Es herrscht in Ungarn also Angst, wenn Nachrichten aus der Ukraine eintreffen?

Ja, absolut. Unsere Regierung gibt zwar die Parole aus, dass Ungarn keine Kolonie der EU werden soll. Aber eine Kolonie von Putins Russland will, glaube ich, niemand werden. Das dachten wahscheinlich viele als man vor kurzer Zeit erfahren hat, dass Orbán und Putin auf den Bau von zwei neuen Reaktorblöcken am ungarischen Atomkraftwerk Paks geeinigt haben.

Das Festival, in dem „Dementia“ gezeigt wird, ist mit der Option „Geht man aus Ungarn weg oder soll man bleiben?“ überschrieben. Stellen Sie sich diese Frage auch am Alltag?

Ja, definitiv. Diese Frage wird allerdings nur relevant für den, der auch die Möglichkeit dazu hat. Dann ist es allerdings eine sehr harte Entscheidung. Aber wenn man in seinem eigenen Land schon wie in einem Getto lebt, dann lebt man bereits irgendwie im Ausland. Ganz wegzugehen ist immer schwierig, weil man dann auch seine Wurzeln kappt.

■ „Leaving is not an option?“ hat das HAU sein Festival zu ungarischem Theater überschrieben, das am Sonntag beginnt. Wie Kornél Mundruczó, der vom 9. bis 11. März sein Stück „Dementia, or the Day of My Great Happiness“ zeigt, betont, ist dies für alle, die sich nicht den jeweiligen parteipolitischen Kadern zurechnen, eine auch im Alltag sehr relevante Frage.

■ Das Festival fokussiert die Frage: Wie demokratisch ist dies kleine Land mitten in Europa noch verfasst? Bei aller Kritik an den innenpolitischen Zuständen wird aber auch massive Enttäuschung über die Haltung des Rests von Europa deutlich.
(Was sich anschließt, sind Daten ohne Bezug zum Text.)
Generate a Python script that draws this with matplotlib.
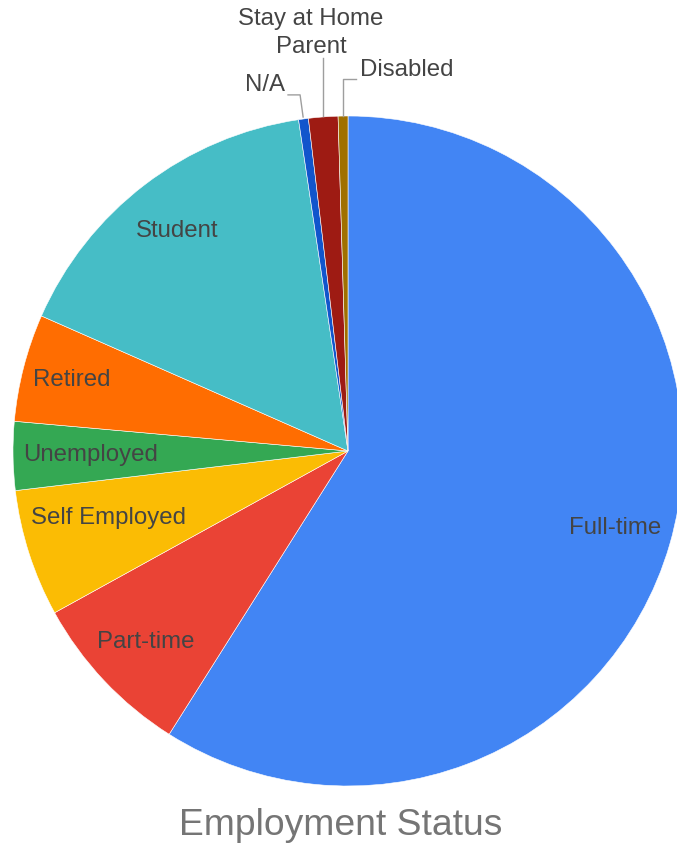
import matplotlib
matplotlib.use('Agg')
import matplotlib.pyplot as plt
import numpy as np

plt.rcParams['font.family'] = ['Liberation Sans', 'DejaVu Sans']

# Datos (conteos aproximados)
categorias = ['Full-time', 'Part-time', 'Self Employed', 'Unemployed', 'Retired',
              'Student', 'N/A', 'Stay at Home\nParent', 'Disabled']
cantidades = [125, 17, 13, 7, 11, 34, 1, 3, 1]
colores = ['#4285f4', '#ea4335', '#fbbc04', '#34a853', '#ff6d01',
           '#46bdc6', '#1155cc', '#9e1b13', '#a07000']

# distancia radial y ajuste vertical de las etiquetas internas
dist_etiquetas = [0.83, 0.83, 0.75, 0.77, 0.85, 0.84]
ajuste_y = [0, 0, 0.03, 0, 0, -0.01]

fig = plt.figure(figsize=(6.77, 8.47), dpi=100)
ax = fig.add_axes([13 / 677, 61 / 847, 670 / 677, 670 / 847])
wedges, _ = ax.pie(cantidades, colors=colores, startangle=90, counterclock=False,
                   wedgeprops=dict(edgecolor='white', linewidth=0.4))
ax.set_xlim(-1, 1)
ax.set_ylim(-1, 1)
ax.set_aspect('equal')
ax.axis('off')

tam = 17.3
texto = '#444444'

# etiquetas dentro de las porciones
for w, nombre, d, ay in zip(wedges[:6], categorias[:6], dist_etiquetas, ajuste_y):
    ang = np.deg2rad((w.theta1 + w.theta2) / 2)
    ax.text(d * np.cos(ang), d * np.sin(ang) + ay, nombre, ha='center', va='center',
            fontsize=tam, color=texto)

# etiquetas de las porciones pequeñas con líneas guía
gris = '#9e9e9e'
ax.text(-0.188, 1.093, 'N/A', ha='right', va='center', fontsize=tam, color=texto)
ax.plot([-0.179, -0.143, -0.134], [1.063, 1.063, 0.997], color=gris, lw=1, clip_on=False)

ax.text(-0.110, 1.248, categorias[7], ha='center', va='center', fontsize=tam,
        color=texto, linespacing=1.35)
ax.plot([-0.075, -0.075], [1.173, 1.0], color=gris, lw=1, clip_on=False)

ax.text(0.036, 1.137, 'Disabled', ha='left', va='center', fontsize=tam, color=texto)
ax.plot([0.024, -0.015, -0.015], [1.110, 1.110, 1.0], color=gris, lw=1, clip_on=False)

fig.text(341 / 677, 1 - 825 / 847, 'Employment Status', ha='center', va='center',
         fontsize=26.8, color='#757575')

fig.savefig('out.png', dpi=100)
Bis zum 16. März sind Produktionen von Mundruczó, Péter Kárpáti, Little Warsaw, Béla Pintér und der HOPPart Company, hervorgegangen aus dem ersten Studiengang für Musik und Schauspiel an der Theateruniversität in Budapest, zu sehen.

■ Am 13. März erzählen im Dokumentarfilm „Menjek/Maradjak“ Ungarn, die ihr Land verlassen haben, und der Regisseur Béla Pintér diskutiert mit dem Theatermanager György Szabó, dem Rapper Miklós Paizs und dem Redakteur Márton Gergely (Tageszeitung Népszabadság) über die Optionen, zu gehen oder zu bleiben.

Sie bleiben also wegen Ihrer Wurzeln?

Man muss die Gegensätze verstehen. Ich kann nicht leben ohne meine Wurzeln, lebe aber hier in Budapest. Ich habe keine klare Antwort. Das ist ein Leben in permanenten Widersprüchen.

Ihnen eilt der Ruf voraus, in Ihren Theaterstücken und auch in Ihren Filmen sehr auf Gewalt als Mittel zu setzen. Manchmal scheint Gewalt gar die einzig mögliche Kommunikationsform für die Protagonisten zu sein. Warum diese Entscheidung?

Das liegt an den Geschichten. Wenn man die Wahrheit erzählen will, kann man die Gewalt nicht ignorieren. Ich stilisiere das nicht. Wenn sich jemand davon provoziert fühlt, sagt dies mehr über die Person aus als über das Stück.

Mir ist aufgefallen, dass Sie in der Theaterbranche immer als „ungarischer Regisseur“ auftauchen, also als jemand, von dem man erwartet, dass er mit seinen Arbeiten auch etwas über das Land, in dem er lebt, aussagt, während Sie in der Filmbranche vor allem als Künstler – und eben ohne den Kontext Ungarn – wahrgenommen werden. Woher kommen diese unterschiedlichen Zuordnungen?

Ich glaube, es liegt daran, dass Filme zeitlos sind. Wenn man da zu konkret ist, hat man später ein Problem. Wer weiß schon noch in 20 Jahren noch, was hier einmal los war? Aber im Theater ist dies umgekehrt. Wenn man auf der Bühne zeitlos ist, berührt dies nicht. Man muss mit dem Publikum über aktuelle Probleme kommunizieren.